Alfin, a real estate agent, will be Palm Coast's fourth mayor.
David Alfin has won the six-way city of Palm Cost mayoral race and will become Palm Coast's fourth mayor.
Alfin, a real estate agent who has lived in Palm Coast for a decade, won 36.34% of the vote (6,891 votes) and was trailed by Alan Lowe, who had 26.91% (5,102 votes) and Cornelia Downing Manfre, who received 24.04% (4,558 votes), with all precincts reporting as of 8:10 p.m. on Election Day.
Of the remaining three candidates, Doug Courtney got 8.88% of the vote, Kathy Austrino received 2.85% and Carol Bacha received 0.99%.
"The expectations that have been placed on my shoulders are rather hefty, by both supporters and the public at large, but I feel energized and up to the challenge, and looking forward to making this city the best city in the best county in the best state to live in," Alfin said on Flagler Broadcasting's WNZF radio shortly after results were announced. "...We are now talking about building a city of Palm Coast for the longterm future.
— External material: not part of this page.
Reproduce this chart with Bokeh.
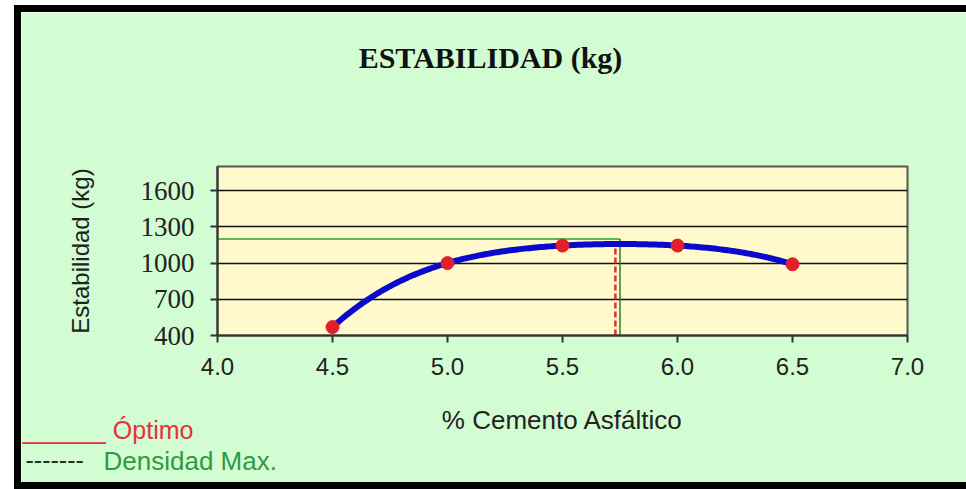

This is that transition, and this is that time when the City Council requires a collaborative effort to form consensus, to unify, and to now earn back the respect of the community of the citizens of Palm Coast."
"The City Council requires a collaborative effort to form consensus, to unify, and to now earn back the respect of the community of the citizens of Palm Coast."
— DAVID ALFIN
Speaking on the radio program, former Mayor Milissa Holland congratulated Alfin and said she was encouraged by the election's results.
"It was the outcome that I, certainly, had hoped for ... and it demonstrates to me that our community was looking for a problem solver," Holland said.
At his first meeting after he's sworn in, on Aug. 3, Alfin will be tasked with casting a tie-breaking vote to set the city's tentative maximum property tax rate for the coming fiscal year. The tentative maximum is a rate established early in the city's budget process as a ceiling: The council can ultimately set an actual rate lower than the tentative maximum, but can not go higher.
Two council members — Councilmen Nick Klufas and Eddie Branquinho, who both endorsed Alfin — favor setting the current property tax rate as the coming year's tentative maximum, saying that they could always reduce the rate later if upcoming budget meetings reveal that doing so would be feasible. But Councilman Ed Danko and Victor Barbosa — who'd both backed Lowe — had proposed setting the tentative maximum lower. Alfin has said he'd keep the current rate as the maximum.
He's also expected to break a potential tie on the subject of whether the city should overturn an ordinance barring most commercial vehicles from parking overnight in residential driveways. Alfin has said that he is not in favor of eliminating the ordinance, given that voters seem to be split 50-50 on the topic.
Although the mayoral race was nonpartisan, Alfin and Lowe are both Republicans, while Manfre is a Democrat. Alfin said he'd designed his campaign to appeal to Palm Coast residents regardless of their political affiliation or lack thereof.
"The mayor of the city of Palm Coast is responsible to represent the entire community — every resident of the city," he said.
Alfin's strategy was a contrast to that employed by Lowe, who'd referred to himself in campaign materials as "the conservative voice for conservative folks."
A look at the breakdown of votes by when and how they were cast shows that Alfin's lead over Lowe was strongest in the vote-by-mail category: He got 3,784 mail ballots compared to Lowe's 1,869. Cornelia Manfre earned 3,173 mail votes. The Election Day results were much closer: Alfin had 1,169 votes to Lowe's 1,157 — while early voters slightly favored Lowe, who received 2,076 early votes to Alfin's 1,938.
Alfin has presented himself as a champion of collaboration and consensus. In addition to endorsement from Klufas, Branquinho and former City Councilman Bob Cuff, he's been endorsed by the local firefighters union, the Palm Coast Professional Firefighters Local 4807; and the law enforcement union, the Flagler County Coastal Florida PBA.
Alfin has served on numerous local boards and committees, including as president of the Flagler County Education Foundation and as a member of the Realtors Association and the county's Value Assessment Board. He has graduated from both the Palm Coast and the Flagler County citizens academies and from the county's Political Leadership Institute.
He previously ran for local office in 2020, competing in a four-way race for the Palm Coast City Council District 2 seat but losing to Victor Barbosa.
Of Palm Coast's 72,510 voters, 18,980, or 26.18%, cast their ballots in the nonpartisan mayoral election.